Troy Innocent

 

 

 

 

 

 

 

 

A framework for cloud aesthetics in mixed realities

Augmentation of urban space generates mixed realities; hybrid spaces that emerge from ecologies of virtual and actual signs and entities. Lévy characterises ‘the virtual as a problematic complex’ attached to events, places and objects that ‘invoke a process of resolution: actualisation’. The augmentation of cities reconcile repositories of data with the world that generated them by ‘actualising’ the data in situ; often making the experience of the city more game-like. Mixed realities are made possible via processes of machine vision in augmented reality software. A fiducial marker, often a material object located in space equally visible to machines and humans, tethers a cloud of data to its location connecting flows of information and players. The aesthetics and multiplicity of meaning in these markers is explored via a series of public artworks in Ogaki, Istanbul and Adelaide that connect street art, formal abstraction, augmented reality and game design. Connections between Lévy’s flattening of the virtual / actual hierarchy will be compared with Object-Orientated Philosophy originating in speculative realism. This comparison is centered upon the ways in which machine and human factors play equal roles in the construction of meaning such as in Bogost’s ‘unit operations’ and Galloway’s ‘gamic actions’. This will provide a framework for analysing the dynamics, systems and aesthetics that emerge in mixed realities that blend fiducial markers, digital entities, human players and public space in clouds of data.

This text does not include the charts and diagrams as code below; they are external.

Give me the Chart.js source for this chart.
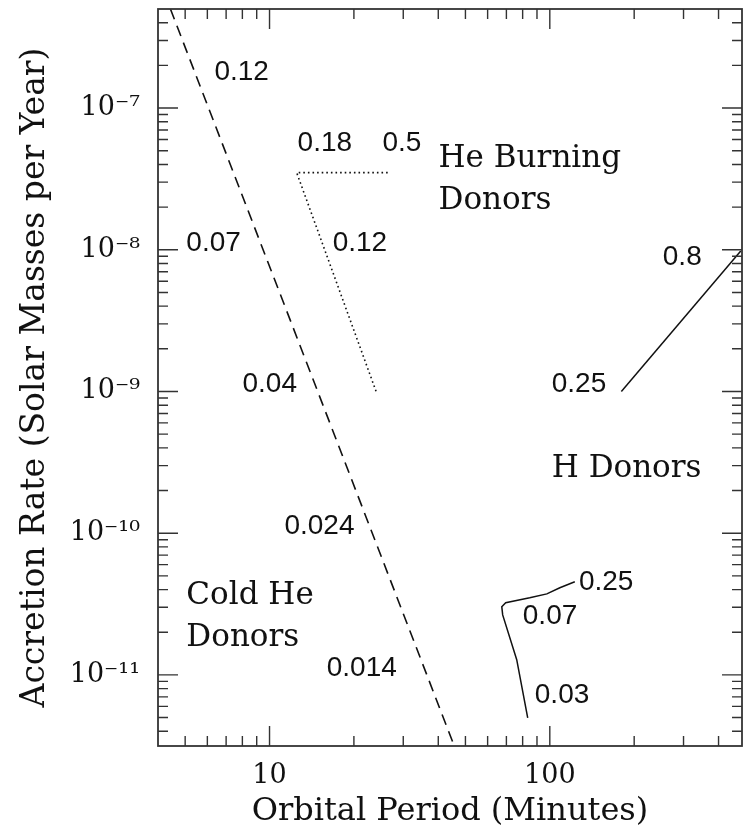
<!DOCTYPE html>
<html>
<head>
<meta charset="utf-8">
<script src="https://cdn.jsdelivr.net/npm/chart.js@4.4.1/dist/chart.umd.min.js"></script>
<style>
  html, body { margin: 0; padding: 0; background: #fff; }
</style>
</head>
<body>
<canvas id="myChart" width="745" height="836"></canvas>
<script>
// axis ticks
const xTickValues = [10, 100]
const xTickLabels = ['10', '100']
const yTickValues = [1e-11, 1e-10, 1e-9, 1e-8, 1e-7]
const yTickLabels = ['10⁻¹¹', '10⁻¹⁰', '10⁻⁹', '10⁻⁸', '10⁻⁷']

// cold He donor boundary (dashed)
const coldHePeriod = [4.43, 45.6]
const coldHeRate = [5e-7, 3.15e-12]

// He burning donor track (dotted)
const heBurnPeriod = [26.4, 12.5, 24.0]
const heBurnRate = [3.5e-8, 3.5e-8, 1.0e-9]

// H donor track (solid, upper right)
const hDonorPeriod = [180, 480]
const hDonorRate = [1.0e-9, 9.8e-9]

// track near the bottom (solid)
const lowPeriod = [83.4, 76.2, 67.9, 67.4, 69.6, 84.8, 97.6, 108.6, 122.8]
const lowRate = [4.97e-12, 1.28e-11, 2.65e-11, 3.03e-11, 3.23e-11, 3.50e-11, 3.73e-11, 4.12e-11, 4.54e-11]

// text in the plot: [text, period, rate, kind]
const notes = [
    ['0.12', 6.36, 1.80e-7, 'num'],
    ['0.18', 12.59, 5.66e-8, 'num'],
    ['0.5', 25.3, 5.66e-8, 'num'],
    ['He Burning', 40.1, 4.36e-8, 'word'],
    ['Donors', 40.1, 2.20e-8, 'word'],
    ['0.07', 5.05, 1.11e-8, 'num'],
    ['0.12', 16.8, 1.11e-8, 'num'],
    ['0.8', 253, 8.85e-9, 'num'],
    ['0.04', 8.01, 1.12e-9, 'num'],
    ['0.25', 101.6, 1.12e-9, 'num'],
    ['H Donors', 101.6, 2.86e-10, 'word'],
    ['0.024', 11.3, 1.11e-10, 'num'],
    ['Cold He', 5.05, 3.61e-11, 'word'],
    ['Donors', 5.05, 1.82e-11, 'word'],
    ['0.014', 16.0, 1.12e-11, 'num'],
    ['0.25', 127, 4.47e-11, 'num'],
    ['0.07', 80.1, 2.61e-11, 'num'],
    ['0.03', 88.4, 7.22e-12, 'num']
]

const ink = '#111'
const serif = '"DejaVu Serif", serif'

function pts(xs, ys) {
    return xs.map((x, i) => ({ x: x, y: ys[i] }))
}

function minorTicks(lo, hi) {
    const out = []
    for (let e = Math.floor(Math.log10(lo)); e <= Math.ceil(Math.log10(hi)); e++) {
        for (let m = 2; m <= 9; m++) {
            const v = m * Math.pow(10, e)
            if (v > lo && v < hi) out.push(v)
        }
    }
    return out
}

// inward ticks on all four sides, plus the frame
const frameTicks = {
    id: 'frameTicks',
    afterDraw(chart) {
        const ctx = chart.ctx
        const a = chart.chartArea
        const xs = chart.scales.x
        const ys = chart.scales.y
        ctx.save()
        ctx.strokeStyle = '#333'
        ctx.lineWidth = 1.4
        ctx.beginPath()
        const tx = (v, len) => {
            const p = xs.getPixelForValue(v)
            ctx.moveTo(p, a.bottom); ctx.lineTo(p, a.bottom - len)
            ctx.moveTo(p, a.top); ctx.lineTo(p, a.top + len)
        }
        const ty = (v, len) => {
            const p = ys.getPixelForValue(v)
            ctx.moveTo(a.left, p); ctx.lineTo(a.left + len, p)
            ctx.moveTo(a.right, p); ctx.lineTo(a.right - len, p)
        }
        xTickValues.forEach(v => tx(v, 20))
        minorTicks(xs.min, xs.max).forEach(v => tx(v, 10))
        yTickValues.forEach(v => ty(v, 20))
        minorTicks(ys.min, ys.max).forEach(v => ty(v, 10))
        ctx.stroke()
        ctx.lineWidth = 1.8
        ctx.strokeRect(a.left, a.top, a.right - a.left, a.bottom - a.top)
        ctx.restore()
    }
}

const plotNotes = {
    id: 'plotNotes',
    afterDatasetsDraw(chart) {
        const ctx = chart.ctx
        const xs = chart.scales.x
        const ys = chart.scales.y
        ctx.save()
        ctx.fillStyle = ink
        ctx.textAlign = 'left'
        ctx.textBaseline = 'middle'
        notes.forEach(n => {
            ctx.font = n[3] === 'num' ? '28px "Liberation Sans", Arial, sans-serif' : '31px ' + serif
            ctx.fillText(n[0], xs.getPixelForValue(n[1]), ys.getPixelForValue(n[2]))
        })
        ctx.restore()
    }
}

const lineSet = (data, dash, width) => ({
    data: data,
    showLine: true,
    borderColor: ink,
    borderWidth: width,
    borderDash: dash,
    pointRadius: 0,
    fill: false,
    tension: 0
})

new Chart(document.getElementById('myChart'), {
    type: 'scatter',
    data: {
        datasets: [
            lineSet(pts(coldHePeriod, coldHeRate), [11, 7], 1.6),
            lineSet(pts(heBurnPeriod, heBurnRate), [1.6, 3], 1.6),
            lineSet(pts(hDonorPeriod, hDonorRate), [], 1.5),
            lineSet(pts(lowPeriod, lowRate), [], 1.5)
        ]
    },
    options: {
        responsive: false,
        animation: false,
        devicePixelRatio: 1,
        layout: { padding: { top: 9, right: 3, left: 0, bottom: 0 } },
        plugins: { legend: { display: false }, tooltip: { enabled: false } },
        scales: {
            x: {
                type: 'logarithmic',
                min: 4,
                max: 485,
                grid: { display: false, drawTicks: false },
                border: { display: false },
                afterBuildTicks: s => { s.ticks = xTickValues.map(v => ({ value: v })) },
                afterFit: s => { s.height = 90; s.paddingLeft = 0; s.paddingRight = 0 },
                ticks: {
                    autoSkip: false,
                    maxRotation: 0,
                    padding: 14,
                    color: ink,
                    font: { family: serif, size: 27 },
                    callback: (v, i) => xTickLabels[i]
                },
                title: {
                    display: true,
                    text: 'Orbital Period (Minutes)',
                    color: ink,
                    font: { family: serif, size: 32 },
                    padding: { top: 0, bottom: 5 }
                }
            },
            y: {
                type: 'logarithmic',
                min: 3.15e-12,
                max: 5e-7,
                grid: { display: false, drawTicks: false },
                border: { display: false },
                afterBuildTicks: s => { s.ticks = yTickValues.map(v => ({ value: v })) },
                afterFit: s => { s.width = 158; s.paddingTop = 0; s.paddingBottom = 0 },
                ticks: {
                    autoSkip: false,
                    padding: 18,
                    color: ink,
                    font: { family: serif, size: 27 },
                    callback: (v, i) => yTickLabels[i]
                },
                title: {
                    display: true,
                    text: 'Accretion Rate (Solar Masses per Year)',
                    color: ink,
                    font: { family: serif, size: 33 },
                    padding: { top: 16, bottom: 0 }
                }
            }
        }
    },
    plugins: [frameTicks, plotNotes]
})
</script>
</body>
</html>
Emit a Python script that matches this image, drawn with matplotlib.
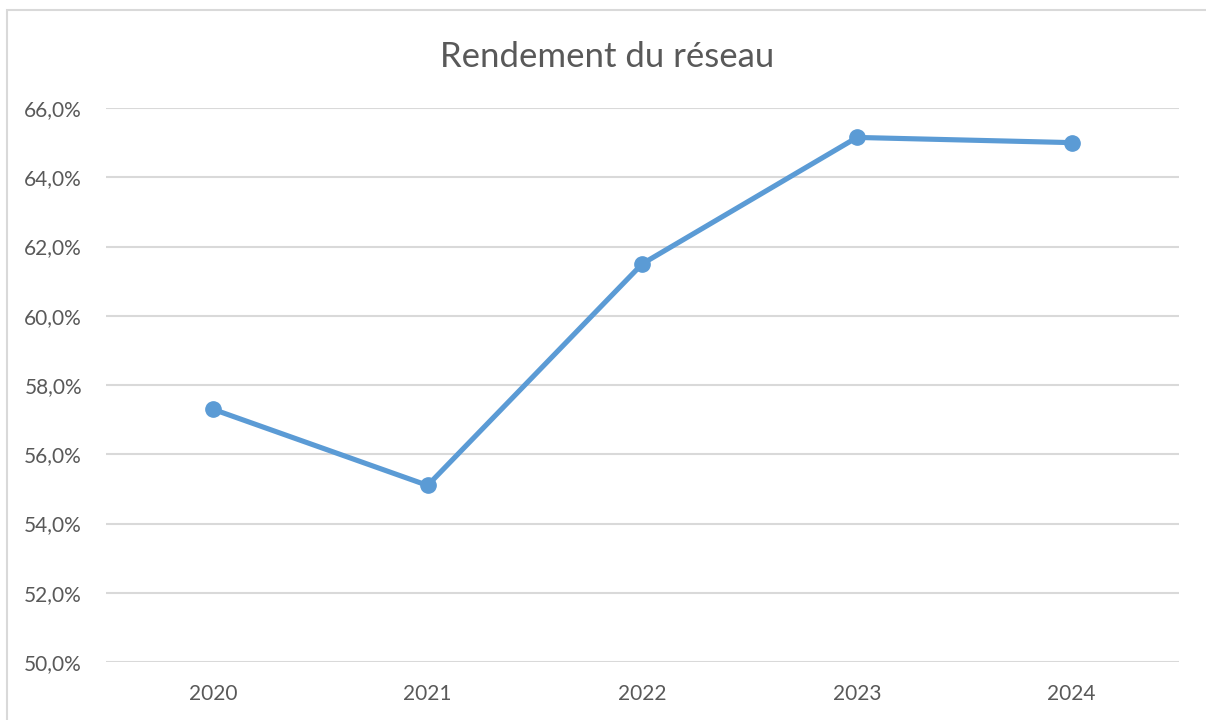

Troy Innocent explores the multiplicity of codes in the contemporary mediascape, exploring connections between language and reality. His work invites people to play in worlds that emerge from transmedia ecologies–complex systems of virtual and actual signs and entities. He has developed a unique aesthetic vocabulary that spans a hybrid practice that traverses interaction, design, code, sculpture, animation, sound, and installation.

Innocent co-founded the digital arts collective Cyber Dada in 1989 and through pioneering works such as Idea-ON>! (1992) contributed to the Australian new media arts practice during the 90s. He has exhibited and participated in international festivals, exhibition and symposia including Ars Electronica in 1992 and 2004.

Innocent’s recent public art practice manifests in mixed realities, such as an interactive sculpture garden entitled Colony (2008), Urban Codemakers (2010), and noemaflux, an ongoing work that has appeared on the streets of Ogaki, Instanbul, and Adelaide. Innocent is represented by Hugo Michell Gallery.